Fomentar o empreendedorismo seria outra saída por meio da criação de incubadoras que provessem aos alunos meios reais de sair da graduação com um negócio semiestruturado ou totalmente em funcionamento. Seja qual for a solução, a promessa de que a educação é instrumento de ascensão social deve ser cumprida de alguma forma, frisam.

Teto dos gastos
A aprovação da PEC 241 ou 55 também merece ser analisada nessa discussão sobre o futuro do setor educacional. A emenda constitucional criou um teto para os gastos públicos ao congelar as despesas governamentais por até 20 anos. As cifras serão corrigidas apenas pela inflação do ano anterior.

Na opinião de muitos especialistas, a medida afetará negativamente a educação, tendo em vista a necessária ampliação dos recursos para o cumprimento do Plano Nacional de Educação (PNE). Para o ensino superior, as metas são elevar a taxa bruta de matrículas na educação superior para 50% (atualmente esse indicador está em 34,2%) e a taxa líquida para 33% (atualmente em 17,7%). Outro objetivo é elevar para 40% a porcentagem de matrículas novas na rede pública em relação ao total de matrículas novas na educação superior. Dados de 2014 mostram que essa proporção é de 5,5% hoje.

Um dos críticos é José Marcelino de Rezende Pinto, professor da Universidade de São Paulo e membro da Associação Nacional de Pesquisadores em Financiamento da Educação (Fineduca). Em sua opinião, a educação superior será uma das mais afetadas, juntamente com a educação infantil por concentrar as metas mais ambiciosas. O primeiro impacto será sentido na rede federal, que além de não crescer, poderá sofrer com a falta de verbas. O aumento do número de professores horistas é apenas uma das consequências esperadas. “O mesmo Congresso que aprovou o PNE por consenso assina agora a sua certidão de morte”, lamenta o professor.

A evasão também deve crescer na rede pública com a redução das políticas de assistência estudantil. Com menos verbas disponíveis, pode haver restrição dos serviços de alimentação e transporte, além de diminuição da oferta de bolsas, acredita Daniel Cara, coordenador geral da Campanha Nacional pelo Direito à Educação.

Contra aqueles que dizem que o orçamento do MEC já cresceu suficientemente nesses últimos anos – o que pode levar à suposição de que o problema não é a falta de recursos, mas sim de gestão –, Marcelino reforça que, entre 2006 e 2013, os gastos em educação acompanharam o crescimento do PIB e praticamente se estabilizaram a partir de 2010. Não houve, portanto, um incremento extraordinário de recursos na área.

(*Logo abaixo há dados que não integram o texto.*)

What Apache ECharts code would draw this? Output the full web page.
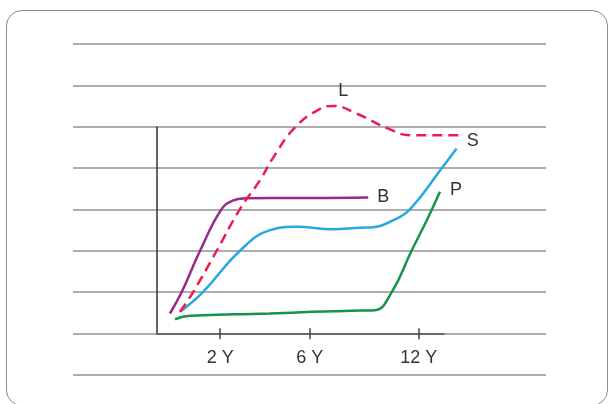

Mais do que congelar, o estabelecimento do teto pode reduzir a injeção de recursos em educação, conforme simulações feitas pela Consultoria de Orçamento e Fiscalização Financeira (Coff), da Câmara dos Deputados. Caso a regra tivesse sido aplicada em 2010, com vigência a partir de 2011, o governo federal teria deixado de gastar R$ 73,6 bilhões em manutenção e desenvolvimento do ensino. Em valores corrigidos, seriam mais de R$ 89 bilhões que a educação deixaria de receber (veja mais no quadro da pág. 19).

“Para construir mais escolas e contratar professores, é preciso dinheiro. Não existe milagre”, reforça Daniel Cara. Portanto, a perspectiva de que o governo deixará de investir na educação como vinha fazendo representa para o cientista político um retrocesso. “A área da educação encontrava-se em um processo de expansão insuficiente, mas verificável. Além disso, as ideias gerais que norteavam as políticas públicas eram boas, embora as políticas carecessem de uma gestão eficiente. Esse processo foi interrompido. A qualidade de toda a educação básica deve piorar”, analisa Cara. Em sua opinião, essas mudanças não afetarão a demanda por educação superior. Mas a qualificação dos estudantes deve sim ser abalada, gerando uma reação em cadeia da educação básica para o ensino superior. A situação pede atenção.